WHAT TO WORK ON:
Show all lines from the data that include the word "React".

:: RECORDED INFORMATION

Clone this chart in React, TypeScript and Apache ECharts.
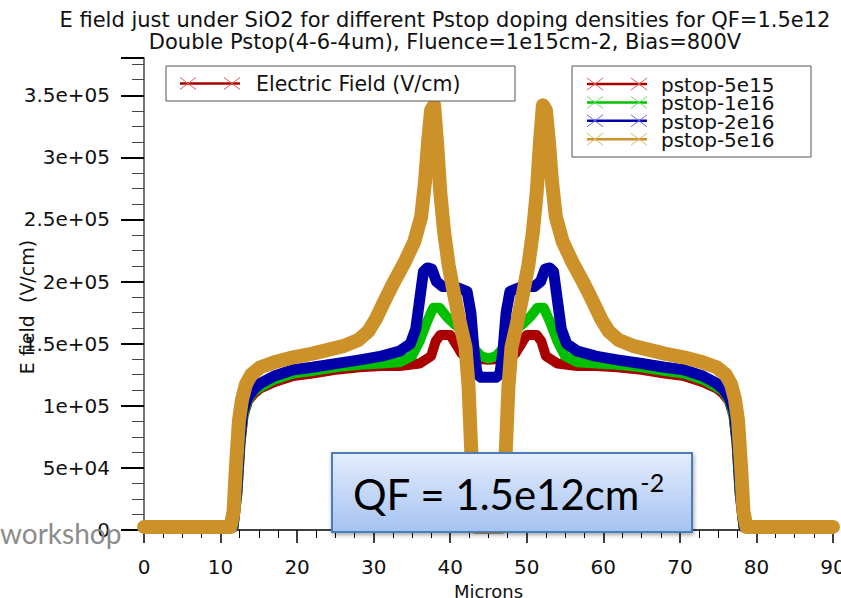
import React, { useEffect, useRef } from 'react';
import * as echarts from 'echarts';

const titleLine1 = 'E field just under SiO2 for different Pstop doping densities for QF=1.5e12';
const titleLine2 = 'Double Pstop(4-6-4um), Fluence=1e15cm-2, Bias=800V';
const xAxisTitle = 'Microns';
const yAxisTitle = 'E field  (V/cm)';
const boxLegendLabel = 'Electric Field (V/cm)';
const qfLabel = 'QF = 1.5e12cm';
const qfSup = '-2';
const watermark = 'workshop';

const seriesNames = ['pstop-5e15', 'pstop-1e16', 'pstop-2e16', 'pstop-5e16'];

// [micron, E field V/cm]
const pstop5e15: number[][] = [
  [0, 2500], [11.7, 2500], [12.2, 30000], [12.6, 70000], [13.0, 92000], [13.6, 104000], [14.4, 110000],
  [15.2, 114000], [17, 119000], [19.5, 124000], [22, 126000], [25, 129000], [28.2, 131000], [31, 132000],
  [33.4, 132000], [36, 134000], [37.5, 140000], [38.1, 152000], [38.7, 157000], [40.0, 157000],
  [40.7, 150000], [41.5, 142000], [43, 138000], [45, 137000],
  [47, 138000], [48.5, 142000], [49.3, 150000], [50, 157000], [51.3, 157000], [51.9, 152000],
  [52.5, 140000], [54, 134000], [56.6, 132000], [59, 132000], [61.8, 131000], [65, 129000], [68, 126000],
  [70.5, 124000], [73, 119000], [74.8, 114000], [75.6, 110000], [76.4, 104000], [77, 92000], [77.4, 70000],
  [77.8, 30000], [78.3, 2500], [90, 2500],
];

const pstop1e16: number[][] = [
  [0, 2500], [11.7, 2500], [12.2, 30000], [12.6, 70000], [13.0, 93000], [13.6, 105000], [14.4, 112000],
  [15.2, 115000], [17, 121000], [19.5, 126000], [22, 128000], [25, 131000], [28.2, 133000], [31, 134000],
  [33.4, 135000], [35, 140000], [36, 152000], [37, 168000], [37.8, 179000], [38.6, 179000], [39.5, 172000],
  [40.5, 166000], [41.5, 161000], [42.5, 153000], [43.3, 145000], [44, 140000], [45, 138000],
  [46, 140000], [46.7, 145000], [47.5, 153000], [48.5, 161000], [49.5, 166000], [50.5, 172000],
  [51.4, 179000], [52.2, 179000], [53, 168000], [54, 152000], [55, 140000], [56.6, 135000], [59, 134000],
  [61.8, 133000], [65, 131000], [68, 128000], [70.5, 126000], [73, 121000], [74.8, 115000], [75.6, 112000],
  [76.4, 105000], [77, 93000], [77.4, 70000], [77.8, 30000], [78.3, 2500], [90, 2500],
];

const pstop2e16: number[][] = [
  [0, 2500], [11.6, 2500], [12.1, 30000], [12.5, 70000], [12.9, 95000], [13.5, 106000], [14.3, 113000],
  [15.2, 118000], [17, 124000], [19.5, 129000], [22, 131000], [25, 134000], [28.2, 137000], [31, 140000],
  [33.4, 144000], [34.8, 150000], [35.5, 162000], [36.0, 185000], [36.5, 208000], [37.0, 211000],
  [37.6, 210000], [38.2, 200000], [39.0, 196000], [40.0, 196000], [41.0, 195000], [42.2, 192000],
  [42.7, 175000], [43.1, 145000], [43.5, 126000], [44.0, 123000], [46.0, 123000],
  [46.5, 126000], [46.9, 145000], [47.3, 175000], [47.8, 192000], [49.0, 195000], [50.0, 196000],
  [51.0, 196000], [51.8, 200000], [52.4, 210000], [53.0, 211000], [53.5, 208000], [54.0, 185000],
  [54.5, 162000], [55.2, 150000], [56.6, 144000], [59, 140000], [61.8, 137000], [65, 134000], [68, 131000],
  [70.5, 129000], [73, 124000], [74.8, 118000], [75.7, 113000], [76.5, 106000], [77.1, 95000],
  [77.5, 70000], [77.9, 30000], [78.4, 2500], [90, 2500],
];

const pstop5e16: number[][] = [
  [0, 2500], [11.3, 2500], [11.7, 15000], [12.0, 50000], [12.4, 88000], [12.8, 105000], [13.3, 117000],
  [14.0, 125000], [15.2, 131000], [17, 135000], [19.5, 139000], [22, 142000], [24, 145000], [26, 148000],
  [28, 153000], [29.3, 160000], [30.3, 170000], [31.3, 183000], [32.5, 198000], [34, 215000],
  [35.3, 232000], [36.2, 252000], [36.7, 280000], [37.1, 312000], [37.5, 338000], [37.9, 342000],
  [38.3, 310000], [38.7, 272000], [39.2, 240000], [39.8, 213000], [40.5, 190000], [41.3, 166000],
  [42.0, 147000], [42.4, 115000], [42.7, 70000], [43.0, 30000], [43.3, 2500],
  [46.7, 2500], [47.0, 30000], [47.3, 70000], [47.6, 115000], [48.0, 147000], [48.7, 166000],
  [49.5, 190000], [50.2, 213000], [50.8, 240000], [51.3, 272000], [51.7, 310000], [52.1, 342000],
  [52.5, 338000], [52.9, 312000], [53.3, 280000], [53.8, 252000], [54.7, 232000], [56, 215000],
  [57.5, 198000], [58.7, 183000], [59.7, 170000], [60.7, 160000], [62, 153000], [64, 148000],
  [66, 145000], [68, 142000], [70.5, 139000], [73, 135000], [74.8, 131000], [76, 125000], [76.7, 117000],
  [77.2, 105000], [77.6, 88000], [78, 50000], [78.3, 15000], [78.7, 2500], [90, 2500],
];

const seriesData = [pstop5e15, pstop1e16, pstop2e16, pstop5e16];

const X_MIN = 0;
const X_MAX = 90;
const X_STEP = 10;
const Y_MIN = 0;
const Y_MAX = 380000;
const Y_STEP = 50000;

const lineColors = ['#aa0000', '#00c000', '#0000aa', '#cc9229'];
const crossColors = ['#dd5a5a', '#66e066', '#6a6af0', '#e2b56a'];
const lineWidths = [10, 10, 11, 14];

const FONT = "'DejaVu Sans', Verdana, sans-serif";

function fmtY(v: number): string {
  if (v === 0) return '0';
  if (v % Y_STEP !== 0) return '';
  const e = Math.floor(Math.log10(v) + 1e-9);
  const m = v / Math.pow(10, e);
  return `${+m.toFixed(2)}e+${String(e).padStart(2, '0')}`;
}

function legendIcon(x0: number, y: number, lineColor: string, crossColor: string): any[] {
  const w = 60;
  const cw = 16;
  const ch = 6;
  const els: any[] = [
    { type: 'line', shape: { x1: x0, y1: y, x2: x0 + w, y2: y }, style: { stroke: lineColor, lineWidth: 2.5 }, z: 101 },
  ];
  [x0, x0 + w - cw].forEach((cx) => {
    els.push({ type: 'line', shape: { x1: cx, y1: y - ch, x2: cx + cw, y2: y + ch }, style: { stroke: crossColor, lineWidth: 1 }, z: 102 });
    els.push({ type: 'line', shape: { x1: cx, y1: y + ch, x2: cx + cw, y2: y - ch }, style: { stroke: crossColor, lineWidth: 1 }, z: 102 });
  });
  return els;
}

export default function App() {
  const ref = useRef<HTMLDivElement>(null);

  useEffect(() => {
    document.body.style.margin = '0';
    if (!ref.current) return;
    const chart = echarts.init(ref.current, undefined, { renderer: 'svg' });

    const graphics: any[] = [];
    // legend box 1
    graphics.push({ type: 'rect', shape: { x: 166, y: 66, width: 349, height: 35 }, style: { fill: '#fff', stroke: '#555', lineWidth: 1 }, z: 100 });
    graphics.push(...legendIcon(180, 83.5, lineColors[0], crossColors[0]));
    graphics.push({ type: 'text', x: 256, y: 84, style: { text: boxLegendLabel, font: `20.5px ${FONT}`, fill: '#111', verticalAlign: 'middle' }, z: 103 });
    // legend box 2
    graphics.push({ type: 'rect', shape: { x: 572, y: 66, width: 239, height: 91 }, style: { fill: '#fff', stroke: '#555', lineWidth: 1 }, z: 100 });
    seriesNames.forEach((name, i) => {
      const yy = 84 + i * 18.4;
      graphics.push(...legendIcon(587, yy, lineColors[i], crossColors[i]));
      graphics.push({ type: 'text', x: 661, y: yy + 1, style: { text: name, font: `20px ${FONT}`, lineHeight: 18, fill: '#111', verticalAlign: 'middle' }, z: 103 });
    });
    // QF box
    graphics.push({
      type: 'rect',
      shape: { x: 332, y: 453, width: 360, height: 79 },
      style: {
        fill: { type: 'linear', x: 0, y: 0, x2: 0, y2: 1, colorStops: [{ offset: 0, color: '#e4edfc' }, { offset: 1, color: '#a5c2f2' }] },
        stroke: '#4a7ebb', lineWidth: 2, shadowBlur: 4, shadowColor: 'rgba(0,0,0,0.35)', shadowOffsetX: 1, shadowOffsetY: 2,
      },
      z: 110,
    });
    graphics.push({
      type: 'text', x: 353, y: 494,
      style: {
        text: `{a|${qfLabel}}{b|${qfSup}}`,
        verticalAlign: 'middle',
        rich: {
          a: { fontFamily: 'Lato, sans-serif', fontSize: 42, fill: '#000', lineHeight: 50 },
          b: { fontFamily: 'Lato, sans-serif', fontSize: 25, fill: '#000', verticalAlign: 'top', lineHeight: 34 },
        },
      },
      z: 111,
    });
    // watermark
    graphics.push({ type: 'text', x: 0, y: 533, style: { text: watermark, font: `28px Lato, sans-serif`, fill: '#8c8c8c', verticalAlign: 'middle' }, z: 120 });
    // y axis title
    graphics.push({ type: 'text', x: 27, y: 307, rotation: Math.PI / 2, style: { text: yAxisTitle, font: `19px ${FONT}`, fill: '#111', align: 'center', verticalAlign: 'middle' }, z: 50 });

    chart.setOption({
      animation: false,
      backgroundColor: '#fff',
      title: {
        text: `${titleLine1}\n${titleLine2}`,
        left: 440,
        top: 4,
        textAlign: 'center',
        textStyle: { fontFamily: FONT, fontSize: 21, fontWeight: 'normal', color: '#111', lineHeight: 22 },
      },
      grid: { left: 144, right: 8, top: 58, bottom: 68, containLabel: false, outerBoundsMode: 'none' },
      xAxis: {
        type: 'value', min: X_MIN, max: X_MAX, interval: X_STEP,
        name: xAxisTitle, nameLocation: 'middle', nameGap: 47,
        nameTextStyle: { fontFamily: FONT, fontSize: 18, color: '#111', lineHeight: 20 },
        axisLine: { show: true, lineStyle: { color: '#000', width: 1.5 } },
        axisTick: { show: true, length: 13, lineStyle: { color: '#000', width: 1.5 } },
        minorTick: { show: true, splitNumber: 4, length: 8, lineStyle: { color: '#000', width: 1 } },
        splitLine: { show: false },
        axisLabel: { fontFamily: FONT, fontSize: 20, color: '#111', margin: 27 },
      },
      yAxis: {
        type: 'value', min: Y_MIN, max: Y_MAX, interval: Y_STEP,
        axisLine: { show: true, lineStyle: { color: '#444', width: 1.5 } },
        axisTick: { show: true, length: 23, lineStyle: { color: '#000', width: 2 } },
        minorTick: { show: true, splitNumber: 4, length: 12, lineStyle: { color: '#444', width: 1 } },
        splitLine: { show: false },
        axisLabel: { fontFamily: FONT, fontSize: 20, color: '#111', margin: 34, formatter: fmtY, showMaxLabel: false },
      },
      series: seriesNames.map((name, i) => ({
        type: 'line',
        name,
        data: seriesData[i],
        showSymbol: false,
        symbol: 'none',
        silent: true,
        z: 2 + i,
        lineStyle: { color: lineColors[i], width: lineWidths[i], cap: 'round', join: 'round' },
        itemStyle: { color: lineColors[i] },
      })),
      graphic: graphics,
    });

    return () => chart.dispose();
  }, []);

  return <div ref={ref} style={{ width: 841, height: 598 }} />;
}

::::

SOLUTION BELOW:
Clone this chart in React, TypeScript and Apache ECharts.
import React, { useEffect, useRef } from 'react';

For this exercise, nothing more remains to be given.